Officials in White Pine County, Nev., based in Ely, wrote to Gov. Jon Huntsman Jr. last month asking him to hold off on any agreement until the Southern Nevada Water Authority produces detailed groundwater studies as part of its permitting process in 2011. Utah's deputy water engineer, Boyd Clayton, wrote back July 9, saying study results likely would not affect the agreement.
Once the states produce a draft accord, Styler said, they will conduct public hearings in both states before signing it. Lt. Gov. Gary Herbert, who likely will be Utah's governor by then, approves of the direction of the deal, Styler said. A spokesman for his transition team said Herbert still is gathering information.

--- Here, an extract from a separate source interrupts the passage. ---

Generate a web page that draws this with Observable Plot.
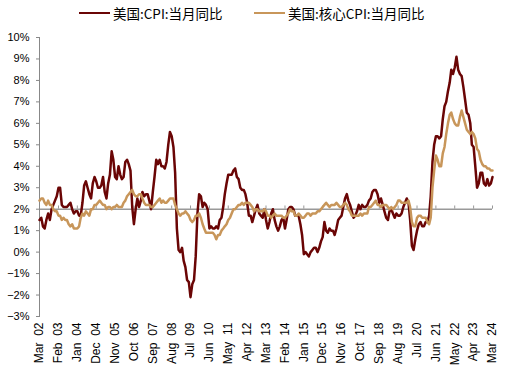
<!DOCTYPE html>
<html><head><meta charset="utf-8">
<script src="https://cdn.jsdelivr.net/npm/d3@7"></script>
<script src="https://cdn.jsdelivr.net/npm/@observablehq/plot@0.6"></script>
<style>
body{margin:0;background:#fff;font-family:"Liberation Sans",Arial,sans-serif;}
#legend{height:26px;position:relative;font-family:"Noto Sans CJK SC";font-size:13.5px;color:#000}
.item{position:absolute;top:3px;display:flex;align-items:center;white-space:nowrap}
.sw{width:31px;height:2px;margin-right:3px}
</style></head><body>
<div id="legend"></div><div id="chart"></div>
<script>
const seriesNames = ["美国:CPI:当月同比", "美国:核心CPI:当月同比"];
const colors = ["#6A0505", "#C8965A"];
const startYear = 2002, startMonth = 3;
const cpi = [
 1.5,1.6,1.2,1.1,1.5,1.8,1.5,2.0,2.2,2.4,
 2.6,3.0,3.0,2.2,2.1,2.1,2.1,2.2,2.3,2.0,1.8,1.9,
 1.9,1.7,1.7,2.3,3.1,3.3,3.0,2.7,2.5,3.2,3.5,3.3,
 3.0,3.0,3.1,3.5,2.8,2.5,3.2,3.6,4.7,4.3,3.5,3.4,
 4.0,3.6,3.4,3.5,4.2,4.3,4.1,3.8,2.1,1.3,2.0,2.5,
 2.1,2.4,2.8,2.6,2.7,2.7,2.4,2.0,2.8,3.5,4.3,4.1,
 4.3,4.0,4.0,3.9,4.2,5.0,5.6,5.4,4.9,3.7,1.1,0.1,
 0.0,0.2,-0.4,-0.7,-1.3,-1.4,-2.1,-1.5,-1.3,-0.2,1.8,2.7,
 2.6,2.1,2.3,2.2,2.0,1.1,1.2,1.1,1.1,1.2,1.1,1.5,
 1.6,2.1,2.7,3.2,3.6,3.6,3.6,3.8,3.9,3.5,3.4,3.0,
 2.9,2.9,2.7,2.3,1.7,1.7,1.4,1.7,2.0,2.2,1.8,1.7,
 1.6,2.0,1.5,1.1,1.4,1.8,2.0,1.5,1.2,1.0,1.2,1.5,
 1.6,1.1,1.5,2.0,2.1,2.1,2.0,1.7,1.7,1.7,1.3,0.8,
 -0.1,0.0,-0.1,-0.2,0.0,0.1,0.2,0.2,0.0,0.2,0.5,0.7,
 1.4,1.0,0.9,1.1,1.0,1.0,0.8,1.1,1.5,1.6,1.7,2.1,
 2.5,2.7,2.4,2.2,1.9,1.6,1.7,1.9,2.2,2.0,2.2,2.1,
 2.1,2.2,2.4,2.5,2.8,2.9,2.9,2.7,2.3,2.5,2.2,1.9,
 1.6,1.5,1.9,2.0,1.8,1.6,1.8,1.7,1.7,1.8,2.1,2.3,
 2.5,2.3,1.5,0.3,0.1,0.6,1.0,1.3,1.4,1.2,1.2,1.4,
 1.4,1.7,2.6,4.2,5.0,5.4,5.4,5.3,5.4,6.2,6.8,7.0,
 7.5,7.9,8.5,8.3,8.6,9.1,8.5,8.3,8.2,7.7,7.1,6.5,
 6.4,6.0,5.0,4.9,4.0,3.0,3.2,3.7,3.7,3.2,3.1,3.4,
 3.1,3.2,3.5
];
const core = [
 2.4,2.5,2.5,2.3,2.2,2.4,2.2,2.2,2.0,1.9,
 1.9,1.7,1.7,1.5,1.6,1.5,1.5,1.3,1.2,1.3,1.1,1.1,
 1.1,1.2,1.6,1.8,1.7,1.9,1.8,1.7,2.0,2.0,2.2,2.2,
 2.3,2.4,2.3,2.2,2.2,2.0,2.1,2.1,2.0,2.1,2.1,2.2,
 2.1,2.1,2.1,2.3,2.4,2.6,2.7,2.8,2.9,2.7,2.6,2.6,
 2.7,2.7,2.5,2.3,2.2,2.2,2.2,2.1,2.1,2.2,2.3,2.4,
 2.5,2.3,2.4,2.3,2.3,2.4,2.5,2.5,2.5,2.2,2.0,1.8,
 1.7,1.8,1.8,1.9,1.8,1.7,1.5,1.4,1.5,1.7,1.7,1.8,
 1.6,1.3,1.1,0.9,0.9,0.9,0.9,0.9,0.8,0.6,0.8,0.8,
 1.0,1.1,1.2,1.3,1.5,1.6,1.8,2.0,2.0,2.1,2.2,2.2,
 2.3,2.2,2.3,2.3,2.3,2.2,2.1,1.9,2.0,2.0,1.9,1.9,
 1.9,2.0,1.9,1.7,1.7,1.6,1.7,1.8,1.7,1.7,1.7,1.7,
 1.6,1.6,1.7,1.8,2.0,1.9,1.9,1.7,1.7,1.8,1.7,1.6,
 1.6,1.7,1.8,1.8,1.7,1.8,1.8,1.8,1.9,1.9,2.0,2.1,
 2.2,2.3,2.2,2.1,2.2,2.2,2.2,2.3,2.2,2.1,2.1,2.2,
 2.3,2.2,2.0,1.9,1.7,1.7,1.7,1.7,1.7,1.8,1.7,1.8,
 1.8,1.8,2.1,2.1,2.2,2.3,2.4,2.2,2.2,2.1,2.2,2.2,
 2.2,2.1,2.0,2.1,2.0,2.1,2.2,2.4,2.4,2.3,2.3,2.3,
 2.3,2.4,2.1,1.4,1.2,1.2,1.6,1.7,1.7,1.6,1.6,1.6,
 1.4,1.3,1.6,3.0,3.8,4.5,4.3,4.0,4.0,4.6,4.9,5.5,
 6.0,6.4,6.5,6.2,6.0,5.9,5.9,6.3,6.6,6.3,6.0,5.7,
 5.6,5.5,5.6,5.5,5.3,4.8,4.7,4.3,4.1,4.0,4.0,3.9,
 3.9,3.8,3.8
];
const tickLabels = ["Mar 02","Feb 03","Jan 04","Dec 04","Nov 05","Oct 06","Sep 07","Aug 08","Jul 09","Jun 10","May 11","Apr 12","Mar 13","Feb 14","Jan 15","Dec 15","Nov 16","Oct 17","Sep 18","Aug 19","Jul 20","Jun 21","May 22","Apr 23","Mar 24"];
const yTicks = [-3,-2,-1,0,1,2,3,4,5,6,7,8,9,10];
const refLine = 2;

// legend
const lg = document.getElementById("legend");
const legendX = [79, 254];
seriesNames.forEach((n, i) => {
  const it = document.createElement("div");
  it.className = "item";
  it.style.left = legendX[i] + "px";
  it.innerHTML = `<span class="sw" style="background:${colors[i]}"></span><span>${n}</span>`;
  lg.appendChild(it);
});

const months = cpi.map((_, i) => new Date(startYear, startMonth - 1 + i, 1));
const rows = [];
months.forEach((m, i) => {
  rows.push({date: m, v: cpi[i], s: seriesNames[0]});
  rows.push({date: m, v: core[i], s: seriesNames[1]});
});
const parse = d3.timeParse("%b %y");
const tickDates = tickLabels.map(parse);
const fmtY = d => (d < 0 ? "\u2212" + (-d) : d) + "%";
const fmtX = d => d3.timeFormat("%b")(d) + "  " + d3.timeFormat("%y")(d);

const chart = Plot.plot({
  width: 519, height: 348,
  marginLeft: 39, marginRight: 27, marginTop: 11, marginBottom: 58,
  style: {fontFamily: "Liberation Sans, Arial, sans-serif", fontSize: "11px", color: "#000", background: "#fff"},
  x: {type: "time", domain: [months[0], months[months.length - 1]]},
  y: {domain: [-3, 10]},
  marks: [
    Plot.ruleY([refLine], {stroke: "#999", strokeWidth: 1.5}),
    Plot.ruleX(tickDates, {x: d => d, y1: refLine, y2: refLine + 0.15, stroke: "#999"}),
    Plot.frame({anchor: "left", stroke: "#888"}),
    Plot.axisY({ticks: yTicks, tickFormat: fmtY, tickSize: 3, tickPadding: 7, stroke: "#888", label: null}),
    Plot.axisX({ticks: tickDates, tickFormat: fmtX, tickRotate: -90, tickSize: 0, tickPadding: 6, fontSize: 12, label: null}),
    Plot.line(rows.filter(r => r.s === seriesNames[0]), {x: "date", y: "v", stroke: colors[0], strokeWidth: 2.5}),
    Plot.line(rows.filter(r => r.s === seriesNames[1]), {x: "date", y: "v", stroke: colors[1], strokeWidth: 2.5})
  ]
});
document.getElementById("chart").appendChild(chart);
</script>
</body></html>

Meanwhile, environmentalists have launched an e-mail and postcard campaign asking Herbert to stop the deal. They want to wait for the science, said Steve Erickson, Utah organizer for the Great Basin Water Network.
"There's no urgency for an agreement," Erickson said. "The Nevada state engineer won't even hear the case [for a pipeline] for two years."
Styler said the reason to press on with a deal will become clear once his agency makes the details public.
"[Opponents] have some unfounded belief that this is a giveaway," Styler said, "and it's actually very protectionist."